I would like to recommend to:

EASA to harmonize rules for travelling with oxygen.

The authorities that are managing the airports to promote special security rules for people with oxygen needs and their companions.

To airline companies: sites more user friendly and readable and suitable training of their staff.

Luisa S. B., Lisboa, Portugal


I am 64 years old and require oxygen 24 hours a day. For vacation, I travel often in France and my medical care provider brings my oxygen to the resorts. This year, my son married and we gave notice of our trip to Italy for the ceremony. My son was very busy making arrangements with the company. My medical care provider for oxygen put us in the disposition of portable oxygen concentrator for the airline with its certificate for my clearance. During boarding, I was not assisted. To the contrary, when I arrived the care provider seemed to have forgotten to mention my situation requiring me to change seats in the plane. The use of my portable oxygen concentrator during the flight was not a problem. My suggestion: the concentrator is considered a piece of hand luggage and as a result it was necessary to burden my husband with its extra batteries so they could be brought on board as well.

Marie-Josée D., Le Petit Quevilly, France


I have idiopathic pulmonary arterial hypertension. This is a condition where the pressure in my lungs is so great that it is destroying my heart.

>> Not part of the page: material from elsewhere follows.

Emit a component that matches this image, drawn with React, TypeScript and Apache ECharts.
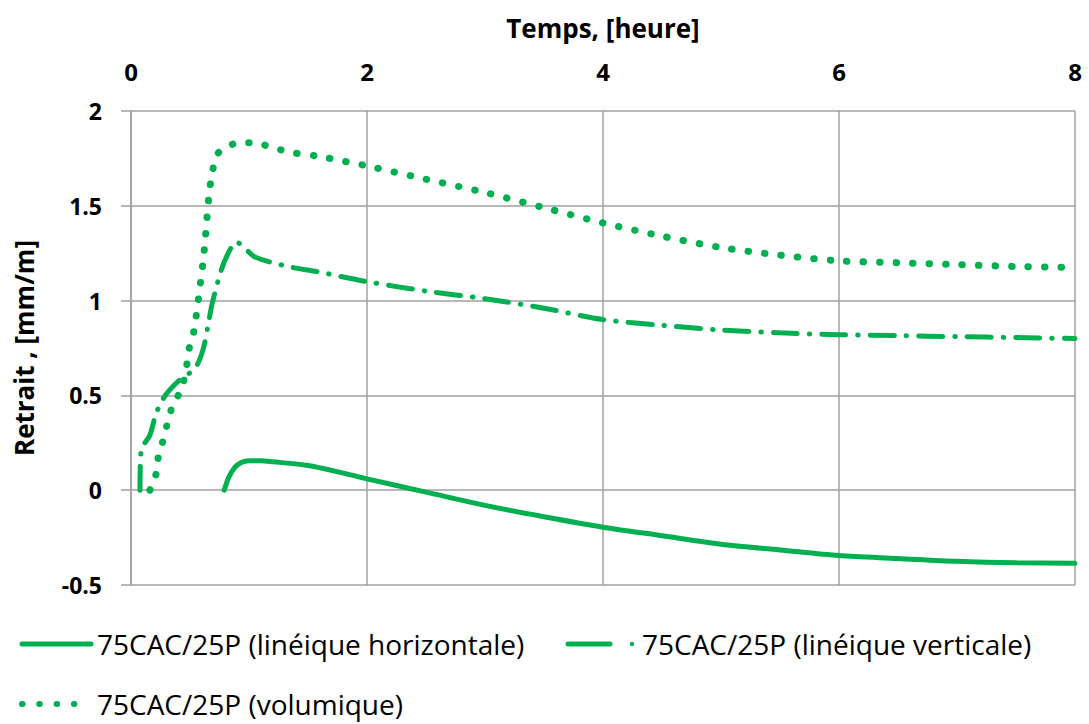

It is a terminal condition. Holidays are important to us as we want to create memories for the ones we leave behind, plus, of course, to enjoy ourselves.

My first disaster was when I travelled with Monarch. We have to pay on this airline the sum of one hundred pounds each way for a flight to any part of Europe. My oxygen failed, THREE times, in the end the steward bought me the small canister with a full face mask. The trouble is this delivers oxygen at twice the amount I required. Fortunately no damage was done. We sent a letter of complaint to the airline and they apologised and returned my fee for this service but the consequences could have been very serious.

My second story occurred when… the beginning of the flight was a bit bumpy so rightly so the stewardesses had to stay in their seats longer than I would have liked as I needed the oxygen fetching sooner rather than later. Eventually when they could leave their seats they were more concerned with selling lottery tickets than getting my oxygen, this even though my husband had specifically told them on getting seated that it was very important I receive the oxygen once above the level the airline would allow it. I was getting more and more distressed as we watched the stewardesses discussing lottery tickets and drinks. In the end my husband asked them to get oxygen. It was obvious they had forgotten and a stewardess was dispatched to the back of the plane to collect it. On her return she was alarmed when she saw my very red face. She connected the oxygen to the cannula and gave it to me and said it was all set up. She then asked if she should inform the crew of my condition as I looked so bad. I said no, I will be ok when I have enough oxygen. Three minutes later I was distressed as I could tell there was no oxygen and thought the bottle was empty. My husband looked and she had not even turned it on!

All in all the stewardesses need more training in using oxygen and the bottles MUST be checked properly as a faulty one for me could have had dire consequences.